Die Künstler interpretierten Lieder und Melodien von Ernest Chausson (1855-1899), Igor Strawinsky (1882-1971), Richard Strauss (1864-1949), Johannes Brahms (1833-1897), Maurice Ravel (1875-1937), Leos Janacek (1854-1928) und Antonin Dvorak (1841-1904).

EIN LAUNISCHER LIEDERABEND OHNE ÜBERRASCHUNG…

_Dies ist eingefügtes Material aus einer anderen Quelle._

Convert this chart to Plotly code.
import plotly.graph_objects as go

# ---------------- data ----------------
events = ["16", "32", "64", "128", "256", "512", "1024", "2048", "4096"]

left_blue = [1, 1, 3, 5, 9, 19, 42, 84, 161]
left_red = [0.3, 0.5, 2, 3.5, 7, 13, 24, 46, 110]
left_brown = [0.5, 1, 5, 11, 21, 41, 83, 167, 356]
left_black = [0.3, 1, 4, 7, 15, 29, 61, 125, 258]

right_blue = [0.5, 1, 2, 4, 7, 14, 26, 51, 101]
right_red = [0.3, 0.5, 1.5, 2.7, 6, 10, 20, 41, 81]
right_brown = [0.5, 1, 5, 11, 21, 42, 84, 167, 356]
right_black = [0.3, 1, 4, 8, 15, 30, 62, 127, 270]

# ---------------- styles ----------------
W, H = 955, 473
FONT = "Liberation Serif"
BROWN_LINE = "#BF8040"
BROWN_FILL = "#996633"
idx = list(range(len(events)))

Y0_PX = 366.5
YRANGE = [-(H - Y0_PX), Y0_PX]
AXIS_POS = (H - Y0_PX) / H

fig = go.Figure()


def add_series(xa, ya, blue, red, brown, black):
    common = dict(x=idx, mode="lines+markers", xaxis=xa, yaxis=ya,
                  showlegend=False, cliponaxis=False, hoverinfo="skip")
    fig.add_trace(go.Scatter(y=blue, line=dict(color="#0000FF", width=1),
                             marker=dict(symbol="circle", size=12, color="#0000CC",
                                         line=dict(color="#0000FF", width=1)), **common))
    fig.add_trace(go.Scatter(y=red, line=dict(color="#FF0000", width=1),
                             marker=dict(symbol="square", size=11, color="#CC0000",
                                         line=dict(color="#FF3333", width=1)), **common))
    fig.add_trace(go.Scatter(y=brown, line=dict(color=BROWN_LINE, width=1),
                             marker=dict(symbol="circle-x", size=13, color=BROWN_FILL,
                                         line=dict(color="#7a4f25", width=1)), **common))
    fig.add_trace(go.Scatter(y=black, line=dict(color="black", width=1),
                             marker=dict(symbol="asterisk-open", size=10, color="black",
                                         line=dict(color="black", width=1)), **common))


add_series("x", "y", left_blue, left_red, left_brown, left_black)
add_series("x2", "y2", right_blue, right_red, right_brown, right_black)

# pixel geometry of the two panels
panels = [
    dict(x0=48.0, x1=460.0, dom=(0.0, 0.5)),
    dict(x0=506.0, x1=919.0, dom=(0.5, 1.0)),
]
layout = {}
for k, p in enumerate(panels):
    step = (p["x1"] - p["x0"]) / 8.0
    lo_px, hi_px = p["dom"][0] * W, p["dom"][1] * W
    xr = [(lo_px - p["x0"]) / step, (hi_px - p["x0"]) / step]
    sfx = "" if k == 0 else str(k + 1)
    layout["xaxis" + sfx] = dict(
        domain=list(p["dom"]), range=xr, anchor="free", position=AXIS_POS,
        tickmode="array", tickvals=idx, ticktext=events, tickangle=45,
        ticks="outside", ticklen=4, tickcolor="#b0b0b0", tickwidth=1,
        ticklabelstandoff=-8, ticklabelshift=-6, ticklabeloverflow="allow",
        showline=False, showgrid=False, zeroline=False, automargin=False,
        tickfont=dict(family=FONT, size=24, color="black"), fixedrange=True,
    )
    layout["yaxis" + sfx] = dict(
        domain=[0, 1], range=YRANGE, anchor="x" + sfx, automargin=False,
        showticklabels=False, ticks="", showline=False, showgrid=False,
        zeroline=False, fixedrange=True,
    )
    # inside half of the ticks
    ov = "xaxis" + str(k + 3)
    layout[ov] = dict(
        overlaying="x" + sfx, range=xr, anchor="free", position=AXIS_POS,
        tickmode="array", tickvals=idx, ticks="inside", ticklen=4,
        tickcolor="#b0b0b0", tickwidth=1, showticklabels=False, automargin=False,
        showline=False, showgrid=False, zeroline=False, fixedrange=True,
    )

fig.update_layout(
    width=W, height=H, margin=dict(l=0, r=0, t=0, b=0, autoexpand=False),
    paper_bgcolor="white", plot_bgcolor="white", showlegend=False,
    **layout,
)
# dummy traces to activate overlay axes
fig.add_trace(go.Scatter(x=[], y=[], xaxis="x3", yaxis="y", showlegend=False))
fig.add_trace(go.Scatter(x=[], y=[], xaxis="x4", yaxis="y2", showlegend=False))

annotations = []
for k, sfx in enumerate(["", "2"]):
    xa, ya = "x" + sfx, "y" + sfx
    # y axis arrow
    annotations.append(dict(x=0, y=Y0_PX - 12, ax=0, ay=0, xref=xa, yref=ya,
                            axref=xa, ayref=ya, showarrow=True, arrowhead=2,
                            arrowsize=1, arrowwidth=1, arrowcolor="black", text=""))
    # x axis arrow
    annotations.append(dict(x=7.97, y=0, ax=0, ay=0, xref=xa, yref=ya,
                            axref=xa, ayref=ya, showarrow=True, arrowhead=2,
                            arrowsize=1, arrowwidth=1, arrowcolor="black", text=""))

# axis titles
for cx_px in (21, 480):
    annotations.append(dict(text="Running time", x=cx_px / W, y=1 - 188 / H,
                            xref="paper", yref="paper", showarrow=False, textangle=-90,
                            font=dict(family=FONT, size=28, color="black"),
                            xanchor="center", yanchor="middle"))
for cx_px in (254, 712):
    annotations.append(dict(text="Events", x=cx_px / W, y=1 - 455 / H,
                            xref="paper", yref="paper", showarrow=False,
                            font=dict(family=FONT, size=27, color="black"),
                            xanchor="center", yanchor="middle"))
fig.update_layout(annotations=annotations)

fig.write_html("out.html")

Normalerweise an der Spitze der größten Orchester, war dieses Konzert eine einzigartige Gelegenheit, den großen Dirigenten Sir Simon Rattle als Pianist zu hören. Für diesen Abend im intimen Rahmen des Saal der Légion d’honneur umgab er sich mit Musikerfreunden aus Berlin und London, die er in der Vergangenheit dirigierte, um mit ihnen und mit seiner Frau Magdalena Kozena in einem Programm mit Kammermusik, Liedern und Melodien zu interpretieren.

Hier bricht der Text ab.